Future Leaders Sound Off

Jennifer Zurko
“Tonight
We are young
So let’s set the world on fire
We can burn brighter than the sun”
—From the song “We Are Young” by fun.


YArticle Imageou may not be familiar with the song quoted above, but it has become a new anthem for members of Gen Y. One cannot ignore the underlying party tones to the song, but it does reflect what many young people are feeling today—a sense that the sky’s the limit for whatever career path they choose … but it comes with a price. The lackluster economy and dynamic marketplace have increased the risks involved while the rewards are sometimes unattainable.

A little on the gloomy side, but there’s no denying that today’s youth have to meet a different set of challenges. And those in our industry know this all too well.

So we asked this year’s Red Fox/Young Grower Award finalists about how they see the horticulture market changing and to give us their insight about how they’re dealing with these changes. We posed this to the three young gents: “Some say the horticulture field is on the cusp of monumental change, a time where a paradigm shift will turn on its head how the whole chain—from growers to retailers to the consumer—views ourselves, our products and their purpose. What do you see that’s grabbing your attention and shifting your outlook, perhaps in different fields, that you believe we as an industry should use or implement? And what would those changes look like in regard to our products, promotions, messaging and outreach?”

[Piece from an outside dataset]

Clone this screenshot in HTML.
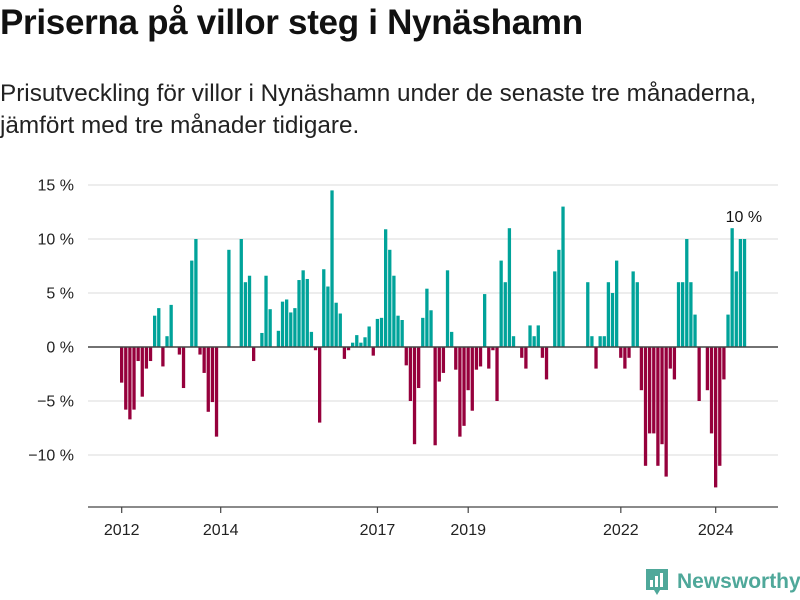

Conor Carey—who is currently in between operations right now—uses his growing experience and youth to state that our industry will be in turmoil if we don’t answer the direct problem facing future gardeners. Sure, it’s lack of motivation, but it’s also about the lack of an actual place to garden. Conor says the economy has forced young people to rent in urban areas or worse—move back in with their parents—so that sense of accomplishment one gets when gardening doesn’t come easily when the yard isn’t yours or you don’t even have one.

Matt Altman, who has grown up in the business and is now COO of Altman Plants in Vista, California, says we need to look at the way other industries, such as clothing stores, handle their supply chain. Matt says we have to be quicker to the punch when it comes to introducing new products, and this must start at the very top with the breeders down to the retailers who are selling the product. Taking five-plus years to introduce a new variety constantly has us finishing last in the discretionary income race.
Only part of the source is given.